What to expect — and your procedural options
Against a ~16-motion-per-case attrition practice, the recurring patterns above map to a set of procedural tools and rules. The points below describe what those tools are and how the patterns tend to operate — they are informational, not directives.
- The discovery dynamic. This firm files heavily on discovery — 4.26 motions per case, led by motions to compel (40). Responding to discovery completely and on time is what removes a non-compliance basis for sanctions; a documented response record is what establishes a party as compliant. A motion for protective order is the procedural tool available when discovery demands are alleged to be overbroad. A complete, on-time response record is also what bears on the fee-shifting question, since fee awards turn in part on litigation conduct.
- The contempt pattern. With 3.2 contempt motions per case (53 post-judgment alone), contempt filings are common in this firm's cases. Contemporaneous proof of compliance with each order — payments, exchanges, communications — is the kind of documentation that bears on a contempt allegation. A contempt motion that is not supported by the documentary record is one that can fail on its merits before the same judges the firm appears before regularly.
- The fee-leverage pattern. With 3.74 fee requests per case, this firm frequently asks courts to shift fees. In Connecticut, fee awards turn on need and litigation conduct (C.G.S. §46b-62). A party's own motion volume and continuances are part of the litigation-conduct record the statute makes relevant; the source of litigation expense is therefore a fact the record can document either way.
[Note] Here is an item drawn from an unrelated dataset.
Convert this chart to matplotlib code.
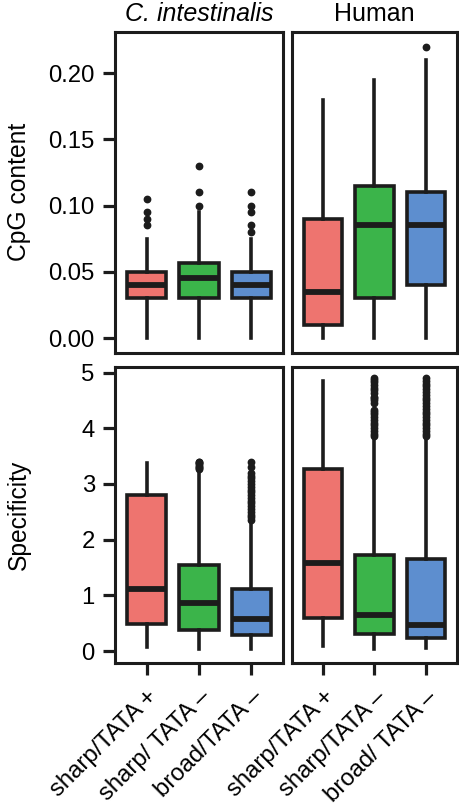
import matplotlib
matplotlib.use("Agg")
import matplotlib.pyplot as plt

plt.rcParams['font.family'] = ['Liberation Sans', 'DejaVu Sans']

species = ["C. intestinalis", "Human"]
metrics = ["CpG content", "Specificity"]
labels_ci = ["sharp/TATA +", "sharp/ TATA \u2013", "broad/TATA \u2013"]
labels_hs = ["sharp/TATA +", "sharp/TATA \u2013", "broad/ TATA \u2013"]
colors = ["#EE746F", "#3BB44A", "#5D8ECF"]

# box statistics: (whislo, q1, med, q3, whishi)
cpg_ci = [(0.0, 0.03, 0.04, 0.05, 0.075),
          (0.0, 0.03, 0.045, 0.0565, 0.095),
          (0.0, 0.03, 0.04, 0.05, 0.075)]
cpg_ci_out = [[0.085, 0.09, 0.095, 0.105],
              [0.10, 0.11, 0.13],
              [0.08, 0.085, 0.095, 0.10, 0.11]]
cpg_hs = [(0.0, 0.01, 0.035, 0.09, 0.18),
          (0.0, 0.03, 0.085, 0.115, 0.195),
          (0.0, 0.04, 0.085, 0.11, 0.21)]
cpg_hs_out = [[], [], [0.22]]

spec_ci = [(0.07, 0.48, 1.12, 2.80, 3.37),
           (0.03, 0.38, 0.86, 1.54, 3.20),
           (0.03, 0.29, 0.57, 1.11, 2.30)]
spec_ci_out = [[],
               [3.26, 3.29, 3.31, 3.33, 3.35, 3.37, 3.39, 3.40],
               [2.35, 2.40, 2.45, 2.50, 2.55, 2.60, 2.65, 2.70, 2.75, 2.80,
                2.85, 2.90, 2.95, 3.00, 3.05, 3.10, 3.15, 3.20, 3.30, 3.40]]
spec_hs = [(0.09, 0.60, 1.58, 3.26, 4.85),
           (0.03, 0.30, 0.65, 1.72, 3.82),
           (0.05, 0.23, 0.47, 1.66, 3.82)]
spec_hs_out = [[],
               [3.86, 3.90, 3.95, 4.00, 4.05, 4.10, 4.15, 4.20, 4.25, 4.30, 4.33,
                4.45, 4.50, 4.55, 4.57,
                4.63, 4.68, 4.73, 4.78, 4.83, 4.87, 4.90],
               [3.86, 3.90, 3.95, 4.00, 4.05, 4.10, 4.15, 4.20, 4.25, 4.30,
                4.35, 4.40, 4.45, 4.50, 4.55, 4.60, 4.65, 4.70, 4.75, 4.80,
                4.85, 4.90]]

cpg_ticks = [0.00, 0.05, 0.10, 0.15, 0.20]
cpg_ticklabels = ["0.00", "0.05", "0.10", "0.15", "0.20"]
spec_ticks = [0, 1, 2, 3, 4, 5]

W, H = 460, 806
fig = plt.figure(figsize=(W / 100, H / 100), dpi=100)

def axes_px(x0, y0, x1, y1):
    return fig.add_axes([x0 / W, 1 - y1 / H, (x1 - x0) / W, (y1 - y0) / H])

ax_tl = axes_px(115, 32, 283, 353)
ax_tr = axes_px(292, 32, 457, 353)
ax_bl = axes_px(115, 367, 283, 663)
ax_br = axes_px(292, 367, 457, 663)

EDGE = "#1c1c1c"
FS = 17.2

def draw(ax, stats, outs):
    bx = []
    for (lo, q1, med, q3, hi), fl in zip(stats, outs):
        bx.append(dict(whislo=lo, q1=q1, med=med, q3=q3, whishi=hi, fliers=fl))
    res = ax.bxp(bx, positions=[1, 2, 3], widths=0.75, patch_artist=True,
                 showcaps=False,
                 boxprops=dict(edgecolor=EDGE, linewidth=2.6),
                 medianprops=dict(color=EDGE, linewidth=4.2, solid_capstyle='butt'),
                 whiskerprops=dict(color=EDGE, linewidth=2.6),
                 flierprops=dict(marker='o', markerfacecolor=EDGE, markeredgecolor=EDGE,
                                 markersize=4.6, linestyle='none'))
    for patch, c in zip(res['boxes'], colors):
        patch.set_facecolor(c)
    ax.set_xlim(0.4, 3.6)
    for s in ax.spines.values():
        s.set_linewidth(2.2)
        s.set_color(EDGE)
    ax.tick_params(width=2.3, length=8.5, color=EDGE, labelsize=FS, pad=6)

draw(ax_tl, cpg_ci, cpg_ci_out)
draw(ax_tr, cpg_hs, cpg_hs_out)
draw(ax_bl, spec_ci, spec_ci_out)
draw(ax_br, spec_hs, spec_hs_out)

for ax in (ax_tl, ax_tr):
    ax.set_ylim(-0.0113, 0.231)
    ax.set_yticks(cpg_ticks)
for ax in (ax_bl, ax_br):
    ax.set_ylim(-0.215, 5.10)
    ax.set_yticks(spec_ticks)

ax_tl.set_yticklabels(cpg_ticklabels)
ax_tr.set_yticklabels([])
ax_tr.tick_params(axis='y', length=0)
ax_br.set_yticklabels([])
ax_br.tick_params(axis='y', length=0)

for ax in (ax_tl, ax_tr):
    ax.set_xticks([1, 2, 3])
    ax.set_xticklabels([])
    ax.tick_params(axis='x', length=0)

ax_bl.set_xticks([1, 2, 3])
ax_bl.set_xticklabels(labels_ci, rotation=45, ha='right', va='top',
                      rotation_mode='anchor')
ax_br.set_xticks([1, 2, 3])
ax_br.set_xticklabels(labels_hs, rotation=45, ha='right', va='top',
                      rotation_mode='anchor')
for ax in (ax_bl, ax_br):
    ax.tick_params(axis='x', pad=8)

fig.text(199 / W, 1 - 14 / H, species[0], ha='center', va='center',
         fontsize=FS + 0.8, style='italic')
fig.text(374.5 / W, 1 - 14 / H, species[1], ha='center', va='center',
         fontsize=FS + 0.8)
fig.text(19 / W, 1 - 192 / H, metrics[0], rotation=90, ha='center', va='center',
         fontsize=FS + 0.5)
fig.text(19 / W, 1 - 515 / H, metrics[1], rotation=90, ha='center', va='center',
         fontsize=FS + 0.5)

fig.savefig("out.png", dpi=100)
- The continuance pattern. This firm averages 3.51 continuances per case (Motion for Continuance is its single most-filed motion, 106). Continuances can be opposed on the record. A Motion to Advance is the procedural tool a party may use to ask the court to hear a matter sooner. Each continuance is a request the court can be asked to evaluate against the requesting party's stated reasons.
- The emergency-open pattern. With 30 ex parte/TRO markers and 16 emergency ex parte custody applications, an early aggressive filing — sometimes before the opposing party has appeared — is part of this firm's pattern. An ex parte order is, by rule, a temporary one entered without the other side present; the rules provide for a prompt evidentiary hearing at which the responding party can put the full context on the record. That hearing is the procedural mechanism by which a one-sided opening account is tested.
- The volume-versus-merits dynamic. This firm's model centers on the process — 44.3 filings per case. The substantive questions in a family matter (custody, support, division) are a separate axis from filing volume. A short, well-documented, merits-focused record is the counterweight that the rules and the docket actually measure against; this firm's volume is its defining feature, and the merits are where that volume is ultimately resolved.
Methodology & limits
Computed from public CT Judicial Branch docket entries and party rosters (parties → filing-side attribution → motion/outcome tally). "Grant rate" = Granted ÷ (Granted + Denied) on the firm's own filed motions where the docket records an outcome; many entries record no outcome and are excluded. With only 35 contested cases in the sample, rates are indicative, not definitive. Marker counts use keyword matching on docket event descriptions and may include related sub-types. Firm-name aggregation follows the docket's recorded firm name (the source truncates long names). Patterns reflect aggregate history, not the conduct of any one attorney or the merits of any one case.